Я уже был страстным читателем и удивительно рано — и на всю жизнь — поддался волшебству красок и линий, безжалостно прогуливая школу ради Музея западной живописи (быв. Щукинский), Музея изящных искусств и Третьяковки. Я уже начинал прислушиваться к стихам, хотя этот рай открылся мне много позже, замирал у красивых зданий — словом, обнаруживал все то, что очень скоро подсказало моим глубоко огорчившимся родителям: инженера из их сына не получится. Вместо настоящего человека технического века в доме растет безнадежный гуманитарий. Мой печальный удел представлялся им еще печальней, ибо они видели, что я начисто обделен в главном, без чего невозможно не только творить в любом искусстве, но даже воспринимать его по-настоящему. Все знают, что Гете называл архитектуру «застывшей музыкой». Но чего стоят без музыки не только стихи, но и «презренная» проза? И в живописи присутствует музыкальное начало. Ритмом поражает «Тайная вечеря» Леонардо. Хорошо, что я сам, подобно Иоланте, не догадывался о своей обделенности. Боже, до чего же я был нищ, пока человек в бархатном плаще — граф Альмавива не открыл мне Вселенную музыки! Значит, что-то древнее, родовое, бог весть из какой глуби, скрывалось во мне под толстым пологом глухоты.

Мой случай любопытен не в плане моей личной биографии, что важно лишь для меня самого, а в плане общем: значит, может человек без слуха, ну, с предельно дурным слухом не только полюбить музыку, но сделать ее одним из главных сокровищ своего духа.

Я не знаю, что такое «понимание музыки». Во всяком случае, это не то, что пишут на пластиночных конвертах: «разработка основана не на внешнем формальном изменении составляющих ее элементов, а на свободном истолковании заложенной в ней поэтической идеи». Узнаете вы в этом «Крейцерову сонату»? Что дает страждущей душе подобное шаманство? Но в силах человека, явно не рожденного «для звуков сладких и молитв», сделать так, чтоб музыка стала счастьем его дней. Мне же музыка помогает и в моей писательской работе. Ею я проверяю звучание фразы, насыщенность, ритм…
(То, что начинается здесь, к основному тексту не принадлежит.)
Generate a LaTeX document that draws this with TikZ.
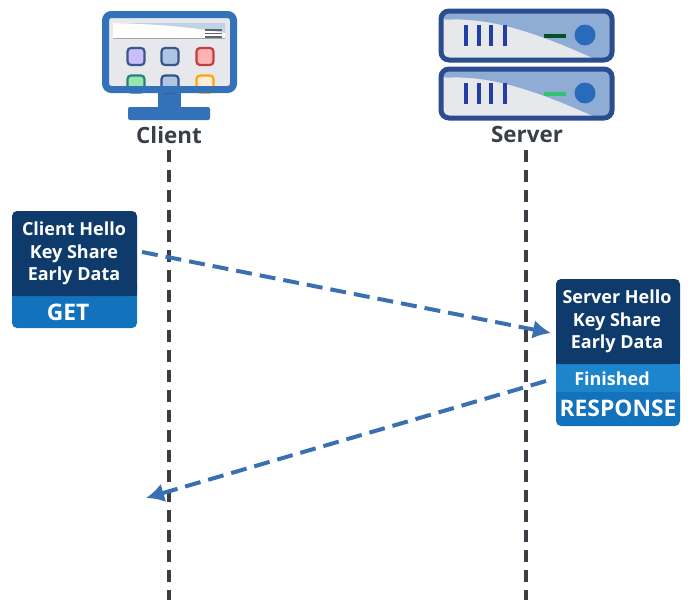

Почему же именно на Лемешеве произошел этот психологический сдвиг, почему им разбужена была глухая душа? Ведь меня и до этого таскали в оперу, но ничего, кроме скуки, я не ощущал. Я уже говорил, что раньше всего открылся изобразительному искусству. Ни о чем не мечтал я так страстно, как об истории живописи Александра Бенуа. И когда родители смогли наконец сделать мне этот подарок, не было на свете более счастливого человека. И сейчас мне думается: я услышал голос Лемешева, очарованный его обликом, откликнулся на его красоту, ценить которую научила меня живопись. Только на полотнах старых мастеров видел я лица такой красоты и благородства. А прибавьте к этому изящество движений, аристократизм в каждом жесте. Откуда у крестьянского сына, выходца из деревенской тверской глубинки, такая изысканность, тонкость повадки, сочетавшей свободу со сдержанностью? Истинно народный человек, Лемешев, когда требовалось, без малейшего насилия над собой становился настоящим аристократом, это коренилось в редкой восприимчивости богато одаренной натуры, а закреплено хорошей школой — все-таки он был прямым учеником Станиславского.

Прекрасная наружность, которой не мешал скромный рост певца: так безукоризненно был он сложен, строен, широкогруд, — стала для него в зрелости, когда развеялась юношеская беспечность, источником чуть ли не мук. При всей своей редкой доброте, скромности, врожденном расположении и доверии к людям Сергей Яковлевич приходил в ярость от необузданности поклонниц Он хотел, чтобы в нем видели певца, а не писаного красавца. Даже похожие на мясников представители бельканто, случалось, приходили в отчаяние от напора почитательниц, каково же было тенору с внешностью Адониса?

Рискуя разгневать милую тень, ибо знаю, сколь тягостно было ее владельцу языческое поклонение необузданных поклонников, я все же вынужден подтвердить, что с закупоренными ушами и отверстыми глазами действительно сперва увидел внешний образ — картину, и, как ни странно, з р е л и щ е отверзло мне слух. И этот слух уловил прежде всего необыкновенную окраску голоса певца — тот единственный в мире, теплый, нежный, волнующий, не поддающийся определению в бедных словах, лемешевский тембр, позволяющий мгновенно узнать его по едва слышной, замирающей вдали ноте. Вот на какой волне внесло меня в музыку. Уже к концу того незабвенного оперного спектакля, который я потом слушал без числа, Лемешев стал восприниматься мной н е д е л и м о.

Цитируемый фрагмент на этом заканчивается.